オーストラリアの先住民族の音楽器ディジュリドゥの演奏も

 狩猟を通じてアイヌの伝統を復活させようと精力的な活動を続け、狩猟を通して世界の先住民族とつながりたいと話された門別徳司さんの熱い思い、アイヌがあるべき姿を求めて地道な活動を続ける沖津翼さんのアイヌ権利推進運動の現状―当初は一部のアイヌによる漁業権訴訟としてはじまったが、それをアイヌ全体の問題として捉えるには、アイヌが自分たちの権利について考え、忌憚(きたん)なく話し合い、そして立ち上がる環境づくりが必要だという訴えと、大国に抑圧されているベラルーシの出身で、ベラルーシ語の復興にとりくみながらアイヌ復興を支援しているツァゲールニック・タッチャナさんのアイヌ親子合宿によるアイヌ語学習のとりくみなど、それぞれ異なる視点からのお話がありましたが、私たちアイヌのいまとあるべき未来の姿について大きな示唆を与えてくれました。
 アイヌに関心を持ち、私たちと交流を続けている国際的な美術作家の奈良美智さんの台湾原住民のお話、そして、井上隆広さんによる、ムックリと同じ倍音楽器であるオーストラリア先住民族のディジュリドゥの演奏は、アイヌ民族が世界の先住民族とつながっていることを教えてくれました。
 そして、なによりもうれしかったのは、アオテアロア(ニュージーランド)の先住民族マオリのパフォーマンス・グルーブ「ナ・ファ・エ・ファ」(四つの風)が14人という大きなグループで参加してくれたことです。

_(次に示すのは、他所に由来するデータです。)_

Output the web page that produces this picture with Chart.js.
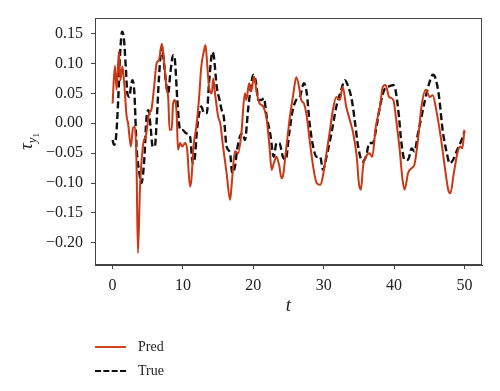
<!DOCTYPE html>
<html>
<head>
<meta charset="utf-8">
<script src="https://cdn.jsdelivr.net/npm/chart.js@4.4.1/dist/chart.umd.min.js"></script>
<style>
  html, body { margin: 0; padding: 0; background: #fff; }
  #wrap { position: relative; width: 500px; height: 391px; }
  #legend { position: absolute; left: 95px; top: 335px; font-family: "Liberation Serif", serif; font-size: 14px; color: #222; }
  .item { display: flex; align-items: center; height: 24px; }
  .swatch { width: 31px; margin-right: 12px; }
  .pred { border-top: 2px solid #d4451f; }
  .true { border-top: 2px dashed #111; }
</style>
</head>
<body>
<div id="wrap">
  <canvas id="chart" width="500" height="391"></canvas>
  <div id="legend">
    <div class="item"><span class="swatch pred"></span>Pred</div>
    <div class="item"><span class="swatch true"></span>True</div>
  </div>
</div>
<script>
// values
const predT = [0, 0.33, 0.57, 0.9, 1.1, 1.4, 1.65, 2.0, 2.2, 2.6, 2.9, 3.2, 3.4, 3.6, 3.9, 4.3, 4.8, 5.2, 5.5, 5.9,
  6.25, 6.6, 7.0, 7.2, 7.7, 7.9, 8.1, 8.4, 8.6, 8.85, 9.1, 9.3, 9.6, 9.9, 10.3, 10.6, 11.0, 11.2, 11.5, 11.9,
  12.3, 12.6, 13.0, 13.2, 13.4, 13.7, 14.1, 14.3, 14.5, 15.0, 15.3, 15.7, 16.2, 16.7, 16.9, 17.4, 17.85, 18.3, 18.8, 19.0,
  19.4, 19.7, 20.1, 20.5, 20.9, 21.4, 21.9, 22.3, 22.6, 22.9, 23.3, 23.7, 24.0, 24.2, 24.6, 25.2, 25.7, 26.1, 26.5, 26.8,
  27.2, 27.6, 28.0, 28.5, 29.0, 29.5, 29.8, 30.4, 30.9, 31.3, 31.8, 32.3, 32.7, 33.2, 33.7, 34.2, 34.7, 35.0, 35.3, 35.6,
  36.0, 36.5, 36.9, 37.4, 38.0, 38.4, 38.8, 39.3, 39.9, 40.3, 40.8, 41.2, 41.5, 42.0, 42.5, 42.9, 43.4, 43.9, 44.5, 45.1,
  45.5, 46.0, 46.7, 47.2, 47.7, 48.0, 48.5, 49.0, 49.4, 49.7, 50.0];
const predY = [0.033, 0.096, 0.056, 0.12, 0.072, 0.095, 0.067, 0.011, 0.0, -0.039, -0.008, -0.006, -0.067, -0.217, -0.106, -0.039, -0.017, 0.017, 0.022, 0.061,
  0.1, 0.106, 0.133, 0.117, 0.056, 0.044, -0.011, -0.011, 0.033, 0.039, 0.017, -0.044, -0.033, -0.039, -0.033, -0.044, -0.106, -0.094, -0.039, -0.006,
  0.044, 0.094, 0.122, 0.131, 0.106, 0.061, 0.05, 0.075, 0.056, 0.011, 0.0, -0.039, -0.083, -0.128, -0.106, -0.047, -0.05, -0.017, 0.05, 0.039,
  0.067, 0.053, 0.078, 0.05, 0.033, 0.028, 0.006, -0.039, -0.078, -0.067, -0.056, -0.072, -0.092, -0.089, -0.05, 0.011, 0.05, 0.077, 0.061, 0.039,
  0.033, 0.011, -0.028, -0.072, -0.1, -0.103, -0.094, -0.05, -0.011, 0.022, 0.044, 0.039, 0.061, 0.028, 0.006, -0.017, -0.056, -0.1, -0.111, -0.072,
  -0.056, -0.05, -0.056, -0.006, 0.028, 0.061, 0.064, 0.044, 0.039, 0.006, -0.044, -0.094, -0.111, -0.083, -0.075, -0.069, -0.028, 0.028, 0.056, 0.044,
  0.047, 0.022, -0.028, -0.072, -0.111, -0.117, -0.083, -0.05, -0.039, -0.042, -0.011];

const trueT = [0, 0.2, 0.5, 0.8, 1.1, 1.35, 1.6, 1.9, 2.1, 2.4, 2.6, 2.8, 3.1, 3.4, 3.8, 4.1, 4.5, 4.8, 5.1, 5.4,
  5.7, 6.0, 6.3, 6.6, 7.0, 7.3, 7.6, 7.9, 8.2, 8.6, 8.85, 9.2, 9.6, 9.9, 10.5, 11.0, 11.4, 11.7, 12.0, 12.4,
  12.6, 13.0, 13.4, 13.7, 14.2, 14.4, 14.8, 15.2, 15.5, 15.8, 16.2, 16.7, 17.0, 17.4, 17.7, 18.1, 18.5, 18.8, 19.3, 19.6,
  20.0, 20.4, 20.7, 21.2, 21.5, 21.9, 22.4, 22.9, 23.3, 23.7, 24.2, 24.6, 25.1, 25.6, 26.1, 26.6, 27.2, 27.6, 28.0, 28.5,
  29.0, 29.5, 29.9, 30.4, 31.1, 31.8, 32.5, 33.0, 33.5, 34.0, 34.4, 34.9, 35.5, 36.0, 36.5, 37.0, 37.5, 38.0, 38.7, 39.4,
  39.9, 40.2, 40.7, 41.0, 41.5, 42.0, 42.5, 42.9, 43.4, 43.9, 44.4, 45.0, 45.5, 45.9, 46.4, 46.9, 47.5, 47.9, 48.4, 49.0,
  49.6, 50.0];
const trueY = [-0.028, -0.036, -0.022, 0.039, 0.122, 0.153, 0.142, 0.089, 0.05, 0.044, 0.061, 0.072, 0.05, -0.039, -0.083, -0.1, -0.061, 0.006, 0.022, -0.006,
  -0.039, -0.039, 0.011, 0.078, 0.128, 0.1, 0.067, 0.05, 0.083, 0.114, 0.106, 0.039, -0.011, -0.011, -0.017, -0.022, -0.067, -0.056, -0.011, 0.022,
  0.028, 0.017, 0.017, 0.067, 0.119, 0.111, 0.061, 0.039, 0.022, 0.011, -0.039, -0.05, -0.083, -0.072, -0.044, -0.022, -0.017, -0.028, 0.028, 0.056,
  0.081, 0.067, 0.039, 0.039, 0.042, 0.011, -0.017, -0.056, -0.033, -0.033, -0.056, -0.061, -0.017, 0.022, 0.039, 0.044, 0.067, 0.05, 0.0, -0.039,
  -0.056, -0.056, -0.078, -0.056, -0.017, 0.028, 0.056, 0.072, 0.061, 0.039, 0.006, -0.039, -0.064, -0.056, -0.033, -0.033, -0.006, 0.028, 0.058, 0.062,
  0.064, 0.056, 0.011, -0.028, -0.061, -0.061, -0.042, -0.047, -0.017, 0.011, 0.039, 0.067, 0.081, 0.075, 0.044, -0.011, -0.05, -0.067, -0.061, -0.044,
  -0.028, -0.014];

const xTicks = [0, 10, 20, 30, 40, 50];
const yTicks = [-0.20, -0.15, -0.10, -0.05, 0.00, 0.05, 0.10, 0.15];

const serif = '"Liberation Serif", "Times New Roman", serif';
const ink = '#222';

// frame on all four sides + rotated y label with nested subscripts
const framePlugin = {
  id: 'frame',
  afterDraw(chart) {
    const { ctx, chartArea: a } = chart;
    ctx.save();
    ctx.strokeStyle = '#444';
    ctx.lineWidth = 1;
    ctx.strokeRect(a.left + 0.5, a.top + 0.5, a.right - a.left - 1, a.bottom - a.top - 1);

    ctx.translate(27, (a.top + a.bottom) / 2);
    ctx.rotate(-Math.PI / 2);
    ctx.fillStyle = ink;
    ctx.textBaseline = 'alphabetic';
    ctx.font = 'italic 19px ' + serif;
    const w1 = ctx.measureText('τ').width;
    ctx.font = 'italic 13px ' + serif;
    const w2 = ctx.measureText('y').width;
    ctx.font = '9px ' + serif;
    const w3 = ctx.measureText('1').width;
    let x = -(w1 + w2 + w3) / 2;
    ctx.font = 'italic 19px ' + serif;
    ctx.fillText('τ', x, 5);
    x += w1;
    ctx.font = 'italic 13px ' + serif;
    ctx.fillText('y', x, 9);
    x += w2;
    ctx.font = '9px ' + serif;
    ctx.fillText('1', x, 12);
    ctx.restore();
  }
};

new Chart(document.getElementById('chart'), {
  type: 'line',
  data: {
    datasets: [
      {
        label: 'Pred',
        data: predT.map((t, i) => ({ x: t, y: predY[i] })),
        borderColor: '#cc3714',
        borderWidth: 2,
        pointRadius: 0,
        cubicInterpolationMode: 'monotone'
      },
      {
        label: 'True',
        data: trueT.map((t, i) => ({ x: t, y: trueY[i] })),
        borderColor: '#111',
        borderWidth: 2.4,
        borderDash: [7, 3.5],
        pointRadius: 0,
        cubicInterpolationMode: 'monotone'
      }
    ]
  },
  options: {
    responsive: false,
    animation: false,
    layout: { padding: { left: 0, right: 18, top: 18, bottom: 74 } },
    plugins: { legend: { display: false }, tooltip: { enabled: false } },
    scales: {
      x: {
        type: 'linear',
        min: -2.5,
        max: 52.5,
        afterBuildTicks: s => { s.ticks = xTicks.map(v => ({ value: v })); },
        afterFit: s => { s.height = 52; },
        grid: { drawOnChartArea: false, tickLength: 4, tickColor: '#444' },
        border: { color: '#444' },
        ticks: { color: ink, font: { family: serif, size: 16 }, padding: 7, maxRotation: 0 },
        title: { display: true, text: 't', color: ink, font: { family: serif, size: 19, style: 'italic' }, padding: 0 }
      },
      y: {
        min: -0.237,
        max: 0.176,
        afterBuildTicks: s => { s.ticks = yTicks.map(v => ({ value: v })); },
        afterFit: s => { s.width = 95; },
        grid: { drawOnChartArea: false, tickLength: 4, tickColor: '#444' },
        border: { color: '#444' },
        ticks: {
          color: ink,
          font: { family: serif, size: 16 },
          padding: 8,
          callback: v => v.toFixed(2).replace('-', '\u2212')
        }
      }
    }
  },
  plugins: [framePlugin]
});
</script>
</body>
</html>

その家族10人も観客席にいました。家族連れで来てくれたことがとてもうれしかったです。ワイアタ(歌)、ハカ(力強い踊り)、ポイ(紐のついたお手玉のような球をぐるぐる回しながらの踊り)で会場の熱気は最高潮に達しました。
 いまのアイヌの状況はマオリ復興運動が始まったころのようだとマオリの人たちはいいます。「アイヌ施策推進法」が制定され、「ウポポイ」がオープンしたことは、確かに一歩前進かもしれません。しかし、こうした政策がアイヌ復興の道につながるのかどうか、私たちは慎重に見極めなければなりません。沖津さんがいうように、アイヌ同士で自由に意見を言い合い、方向性を見いだしていくことができる環境、アイヌがアイヌとして生き生きと生きることができるコミュニティが必要です。それは人からつくってもらうものではなく、アイヌみずからが自分の手でつくっていくものだと私は思います。

自分たちの手でつくる意味

 チャシ アン カラというアイヌ語の意味、「自分たちの手でつくる砦、活動の場」という意味をかみしめて、前にすすんでいきたいと思います。
 皆さんのご支援で年々幹を大きくしているアイヌ感謝祭という場も、この会がめざす首都圏アイヌの集いの場づくりと並んで、もうひとつのチャシ アン カラです。皆さんとアイヌが心をひとつにしてつくり上げる交流という大切な活動の場だと私は思います。これまでに変わらぬご支援をいただきますようにお願いします。

 本当にイャイライケレ(ありがとう)。